Desde las profecías de Marshall McLuhan nunca han faltado los apocalípticos de la ruptura inevitable entre Humanidades y Comunicación de masas. Frente a ellos, el Umberto Eco humanista, semiólogo y hermeneuta, apunta que la tecnología electrónica y telemática puede representar finalmente el encuentro entre la Galaxia Gutenberg -es decir, la letra impresa, que aportó a la Humanidad su primera gran revolución tecnológica- y la Galaxia de la comunicación por impulsos eléctricos a través de las ondas (o de las redes digitales de fibra óptica). Hoy por hoy, a través de la computadora, que tiene aspecto de un televisor -el icono de la nueva civilización de la imagen-, lo que estamos recibiendo es sobre todo texto escrito. Es la síntesis posmoderna por la que la palabra se sustenta en lo que aparentemente representaba el instrumento de su enemigo audiovisual más peligroso.
Como buen medievalista, que comenzó su carrera en 1956 con una tesis sobre el problema estético en Santo Tomás de Aquino, Umberto Eco cree que el posmodernismo no es tanto un ciclo en la historia de la cultura como una categoría que se repite a lo largo de ella en momentos diversos. Sobreviene cuando el pasado nos condiciona hasta el chantaje, pues al tiempo que nos impide destruirlo nos obliga a revisitarlo sin ingenuidad. Para Eco, lo posmoderno se confunde, pues, con la ironía y con la amenidad, el alcaloide de toda su ingente producción literaria e intelectual hasta Kant y el ornitorrinco. Eco ha hecho suyo el lema de Palazzeschi "dejadme divertir", pero, según quedó apuntado, sus juegos se basan en la epifanía como forma de revelación. De ahí, por ejemplo, la sorprendente caracterización que hace de nuestra posmodernidad finisecular como una nueva edad media, con su neonomadismo, la inseguridad, los vagantes, el arte como bricolaje y lo que él denomina "la vietnamización del territorio". Porque al destilado humorismo que lo caracteriza hay que añadir una innata condición de polemista y, sobre todo, al recurso a la imaginación para el planteamiento de los asuntos aparentemente más abstrusos. Esta fórmula vale tanto para sus libros más sesudos como para esas pequeñas obras maestras de sus escritos minimalistas. Para homenajear al gran maestro de la Semiótica anglosajona, en Los límites de la interpretación Eco no duda en transcribir un diálogo ficticio entre un tal doctor Smith, profesor de Ciencias cognitivas, y un ordenador conocido como CSP, las iniciales de Charles Sanders Peirce. Y para salirle al paso a los apocalípticos, ironizando acerca de su pesimismo radical sobre el futuro de nuestra sociedad de masas, alienada y reificada, redacta la feroz diatriba "¿Dónde vamos a parar?" como si viviese en la Grecia clásica, en el momento en que un tal Platón aceptaba el imperativo de la industria cultural convirtiendo en diálogos ligeros su otrora profunda filosofía, y Aristóteles publicaba su "infame manual más reciente", la Retórica, que denuncia como un mero "catecismo de marketing".

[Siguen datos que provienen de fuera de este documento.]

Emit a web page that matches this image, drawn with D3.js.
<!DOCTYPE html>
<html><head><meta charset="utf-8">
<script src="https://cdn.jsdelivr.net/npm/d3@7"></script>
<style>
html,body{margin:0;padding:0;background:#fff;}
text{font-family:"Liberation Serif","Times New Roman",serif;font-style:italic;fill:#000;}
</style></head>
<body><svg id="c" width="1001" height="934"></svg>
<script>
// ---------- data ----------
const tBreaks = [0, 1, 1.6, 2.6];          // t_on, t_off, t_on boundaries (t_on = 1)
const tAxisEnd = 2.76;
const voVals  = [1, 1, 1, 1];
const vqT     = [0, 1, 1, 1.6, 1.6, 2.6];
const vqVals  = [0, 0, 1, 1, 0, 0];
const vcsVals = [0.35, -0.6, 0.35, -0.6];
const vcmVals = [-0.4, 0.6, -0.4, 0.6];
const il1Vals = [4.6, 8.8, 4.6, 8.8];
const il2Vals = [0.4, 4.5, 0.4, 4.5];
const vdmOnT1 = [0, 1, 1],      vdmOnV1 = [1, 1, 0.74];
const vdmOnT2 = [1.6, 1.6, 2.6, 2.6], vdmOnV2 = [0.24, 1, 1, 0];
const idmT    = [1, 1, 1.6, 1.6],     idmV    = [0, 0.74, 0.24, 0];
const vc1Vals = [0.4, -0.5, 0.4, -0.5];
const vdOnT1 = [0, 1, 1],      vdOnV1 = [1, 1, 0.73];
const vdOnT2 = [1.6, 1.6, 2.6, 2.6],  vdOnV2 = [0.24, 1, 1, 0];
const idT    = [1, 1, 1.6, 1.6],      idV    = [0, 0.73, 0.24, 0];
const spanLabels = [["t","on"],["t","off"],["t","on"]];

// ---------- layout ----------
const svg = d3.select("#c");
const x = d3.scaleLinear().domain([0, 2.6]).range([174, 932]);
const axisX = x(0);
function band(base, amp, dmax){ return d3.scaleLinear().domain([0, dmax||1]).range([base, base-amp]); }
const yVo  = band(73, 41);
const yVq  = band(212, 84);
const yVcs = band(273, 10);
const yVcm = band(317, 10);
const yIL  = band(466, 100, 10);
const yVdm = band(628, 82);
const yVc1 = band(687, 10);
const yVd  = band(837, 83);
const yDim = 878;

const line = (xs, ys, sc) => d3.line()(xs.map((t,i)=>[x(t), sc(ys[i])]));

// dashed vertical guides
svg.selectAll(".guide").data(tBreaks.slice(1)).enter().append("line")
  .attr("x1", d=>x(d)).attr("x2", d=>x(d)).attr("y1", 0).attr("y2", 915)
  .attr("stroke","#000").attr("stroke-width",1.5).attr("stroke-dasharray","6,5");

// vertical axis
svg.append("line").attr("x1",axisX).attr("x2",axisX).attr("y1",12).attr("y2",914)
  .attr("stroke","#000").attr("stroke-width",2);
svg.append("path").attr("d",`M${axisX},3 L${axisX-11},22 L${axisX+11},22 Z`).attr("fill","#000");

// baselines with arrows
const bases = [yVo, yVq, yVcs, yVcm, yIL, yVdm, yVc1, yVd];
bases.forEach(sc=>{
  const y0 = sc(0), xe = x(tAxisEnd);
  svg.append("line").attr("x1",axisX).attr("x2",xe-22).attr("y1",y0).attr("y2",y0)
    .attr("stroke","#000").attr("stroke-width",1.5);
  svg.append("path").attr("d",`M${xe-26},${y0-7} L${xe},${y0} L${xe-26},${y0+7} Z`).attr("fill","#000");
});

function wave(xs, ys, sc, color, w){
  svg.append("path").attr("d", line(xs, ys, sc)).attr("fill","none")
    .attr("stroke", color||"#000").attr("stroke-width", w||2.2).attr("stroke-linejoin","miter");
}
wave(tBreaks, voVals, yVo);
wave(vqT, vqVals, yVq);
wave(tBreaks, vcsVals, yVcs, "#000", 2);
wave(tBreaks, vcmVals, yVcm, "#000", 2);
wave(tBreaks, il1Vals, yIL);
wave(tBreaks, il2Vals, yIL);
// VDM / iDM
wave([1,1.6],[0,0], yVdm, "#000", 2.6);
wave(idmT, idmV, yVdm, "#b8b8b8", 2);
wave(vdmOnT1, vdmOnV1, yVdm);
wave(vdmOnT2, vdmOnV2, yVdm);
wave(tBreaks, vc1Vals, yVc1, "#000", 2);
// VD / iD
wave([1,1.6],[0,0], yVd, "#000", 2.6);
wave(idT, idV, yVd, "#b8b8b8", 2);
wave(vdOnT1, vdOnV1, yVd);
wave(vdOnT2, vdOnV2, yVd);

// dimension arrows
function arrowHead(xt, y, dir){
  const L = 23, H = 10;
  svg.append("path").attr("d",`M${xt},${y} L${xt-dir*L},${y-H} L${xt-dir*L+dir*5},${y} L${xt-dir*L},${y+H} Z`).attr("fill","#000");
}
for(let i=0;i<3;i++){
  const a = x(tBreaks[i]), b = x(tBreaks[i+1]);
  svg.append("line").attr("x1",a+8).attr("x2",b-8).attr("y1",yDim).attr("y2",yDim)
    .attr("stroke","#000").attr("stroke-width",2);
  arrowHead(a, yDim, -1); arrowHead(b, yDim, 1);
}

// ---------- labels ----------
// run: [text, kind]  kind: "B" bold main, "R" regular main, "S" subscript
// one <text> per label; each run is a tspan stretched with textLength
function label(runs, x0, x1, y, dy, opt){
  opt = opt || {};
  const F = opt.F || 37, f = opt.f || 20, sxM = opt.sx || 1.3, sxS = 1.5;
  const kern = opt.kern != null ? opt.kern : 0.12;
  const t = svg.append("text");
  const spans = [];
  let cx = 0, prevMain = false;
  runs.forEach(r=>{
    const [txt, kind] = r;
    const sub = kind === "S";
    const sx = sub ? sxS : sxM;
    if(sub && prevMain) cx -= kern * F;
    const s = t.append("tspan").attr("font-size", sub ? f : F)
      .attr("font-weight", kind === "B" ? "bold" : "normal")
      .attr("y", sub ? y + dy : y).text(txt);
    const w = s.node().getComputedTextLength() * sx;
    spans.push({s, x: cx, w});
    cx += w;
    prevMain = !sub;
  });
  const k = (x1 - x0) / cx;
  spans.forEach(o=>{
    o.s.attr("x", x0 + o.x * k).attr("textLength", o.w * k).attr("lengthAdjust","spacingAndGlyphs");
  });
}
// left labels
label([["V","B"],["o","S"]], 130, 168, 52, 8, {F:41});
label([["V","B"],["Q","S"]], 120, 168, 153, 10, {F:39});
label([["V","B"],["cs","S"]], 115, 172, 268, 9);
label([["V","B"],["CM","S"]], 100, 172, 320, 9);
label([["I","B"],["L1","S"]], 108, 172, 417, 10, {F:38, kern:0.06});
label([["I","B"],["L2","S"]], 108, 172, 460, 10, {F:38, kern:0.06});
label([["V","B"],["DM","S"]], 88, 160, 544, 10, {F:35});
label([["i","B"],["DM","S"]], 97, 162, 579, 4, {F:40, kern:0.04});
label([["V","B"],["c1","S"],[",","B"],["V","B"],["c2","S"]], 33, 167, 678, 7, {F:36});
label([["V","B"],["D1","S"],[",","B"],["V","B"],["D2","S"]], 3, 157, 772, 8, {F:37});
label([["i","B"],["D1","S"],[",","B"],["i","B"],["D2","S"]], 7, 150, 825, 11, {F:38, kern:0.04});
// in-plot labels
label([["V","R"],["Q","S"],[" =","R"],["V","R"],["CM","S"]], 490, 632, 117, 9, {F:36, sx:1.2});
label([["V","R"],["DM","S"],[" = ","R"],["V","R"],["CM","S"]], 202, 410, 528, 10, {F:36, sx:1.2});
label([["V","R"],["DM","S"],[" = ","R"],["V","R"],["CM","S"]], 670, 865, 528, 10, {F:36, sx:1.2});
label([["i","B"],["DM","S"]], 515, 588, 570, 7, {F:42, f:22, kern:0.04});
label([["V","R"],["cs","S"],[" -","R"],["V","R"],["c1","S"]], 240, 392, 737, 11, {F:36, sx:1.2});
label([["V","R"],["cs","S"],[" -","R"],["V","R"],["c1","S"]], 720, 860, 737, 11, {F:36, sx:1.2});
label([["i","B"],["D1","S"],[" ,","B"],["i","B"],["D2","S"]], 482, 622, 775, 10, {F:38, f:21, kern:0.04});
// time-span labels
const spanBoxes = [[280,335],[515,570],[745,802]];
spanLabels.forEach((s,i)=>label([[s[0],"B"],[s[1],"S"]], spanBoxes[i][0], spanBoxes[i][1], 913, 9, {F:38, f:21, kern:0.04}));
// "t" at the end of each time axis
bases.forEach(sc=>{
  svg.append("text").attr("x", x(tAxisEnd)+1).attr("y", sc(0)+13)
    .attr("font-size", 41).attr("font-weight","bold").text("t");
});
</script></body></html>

Mas tanto divertimento no empece la denuncia, éticamente irreprochable, del escándalo que Jean Braudillard describía en Le crime parfait: el atentado contra el principio de realidad. La kermés mediática en que nos vemos inmersos está primando en exceso los aspectos representativos y simbólicos del proceso semiológico a costa de su auténtico fundamento: la realidad que debe ser representada. Umberto Eco se rebela también contra esta inversión de la causa y el efecto, exacerbada por el carácter intensamente semiótico de nuestra civilización de hoy, que él no ve ajeno al "pensamiento débil" de la posmodernidad. De no atajarse semejante proceso, esa seductora carcasa de los signos que nos bombardean por doquier, podría volverse totalmente autónoma, sin conexión con aquellas realidades a las que remiten. Perversión de la que el autor piamontés traza una regocijante caricatura en su Segundo diario mínimo, cuando hace una reseña crítica, con sólidos argumentos semióticos, de dos "obras plásticas y literarias" cuyo autor es el Banco de Italia, tituladas respectivamente Cincuenta mil liras y Cien mil liras, manifestaciones de la degradación artística contemporánea por cuanto en ellas se cumple el sino de "la obra como puro designio de sí misma", un puro derroche de inanidad detrás del cual todos dudamos que pueda existir algún valor concreto.